Jatinga-The valley of death for birds
Imagine waking up on a beautiful morning, only to find your front lawn littered with corpses of birds staining the ground with their blood.As a sane person, you would be quite entitled to scream like a little girl, take a moment to calm down then call the authorities (or keep screaming).
Could you imagine considering this a daily occurrence and remaining unfazed?
Unless you are a psychopath with a propensity for killing birds, your answer would probably be a resounding ‘NO’.
Unfortunately for the residents of a small village in the north-eastern part of India, this really is a common occurrence.
Now before you conjure up images of witchcraft, black magic or weird Indian rituals, let me inform you, this isn’t a case of some sort of bird genocide but rather a mass suicide.
Although Jatinga, a small village of Assam (North-Eastern State of India) is blessed with scenic beauty, it is also cursed with a grim reality which is both terrifying and fascinating at the same time.
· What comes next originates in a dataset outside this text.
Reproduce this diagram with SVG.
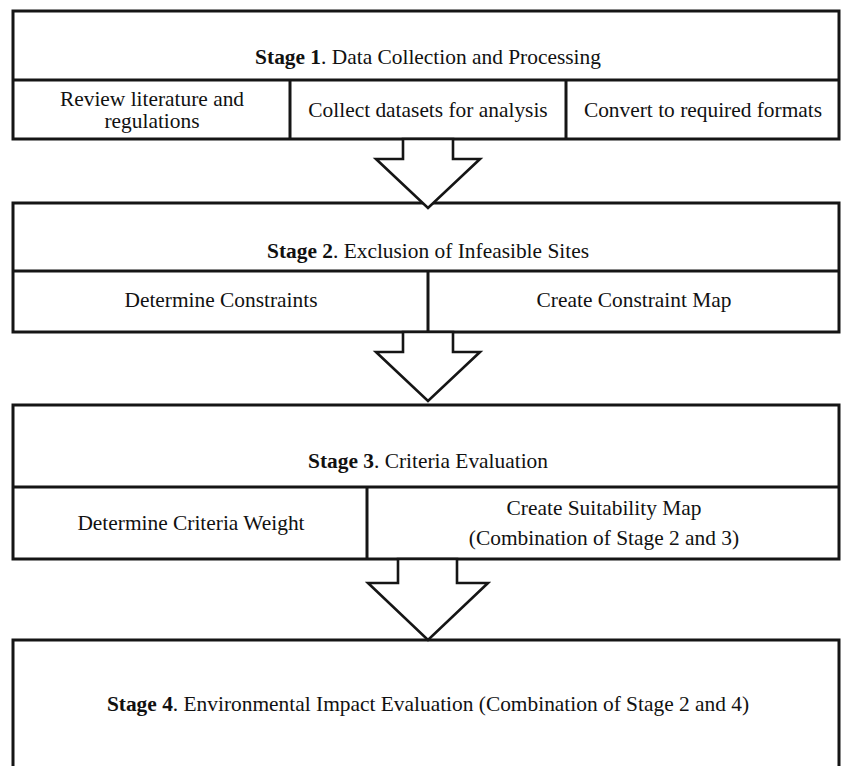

It is not famous for its scenic beauty but unfortunately is known for “mass bird suicide”. This phenomenon has baffled the locals and the scientific community alike because birds are not known for committing suicide.
This strange phenomenon, happening over 100 years between the months of September and November every year after the monsoon whenever there is fog, cloud or mist, generally after sunset, between 7 p.m to 10 p.m. This happens in a particular stretch of 1.5 km long and 200 meters wide area of the village.
Ornithologists from all across the globe have tried to solve this strange mystery but could not reach to any conclusive answer.
Their research has shown that there is a total of 44 different species of birds affected by this phenomenon some of which are Black Bitterns, Oriental Dwarf Kingfisher, Cinnamon Bittern, Ruddy Kingfisher, Little Egret, Tiger Bittern, Indian Pitta, Indian Pond Heron and Chinese Pond Heron.
Another interesting fact is that no long-distance migratory birds are affected by it.
Theories as to why this phenomenon is happening.
Locals used to believe that evil spirits living in the skies were responsible for bringing down the birds.
Many scientist and ornithologist came to a conclusion that the birds are generally disoriented by the monsoon fog and get attracted by the village lights, flying toward them. While on their way they get blinded by the light, sometimes hitting walls and trees during the descent.
Some of the birds succumb to severe injury, while others are grievously injured and become easy prey of the villagers. These birds become dazed and disheveled and do not put up any resistance when villagers attack them with slings or bamboo sticks.
The many unanswered facts remain.
- Why the birds come in only from the north? Lights placed on the southern side of the village failed to attract any birds.
- Why do these birds fly in the night?
- Why they get voluntarily trapped at the same place every year?
This strange phenomenon has made Jatinga an attractive tourist destination. For the promotion of tourism, the Government of Assam’s tourism department has collaborated with the district authorities to organize the ’Jatinga Festival’. The first Jatinga festival was held in 2010.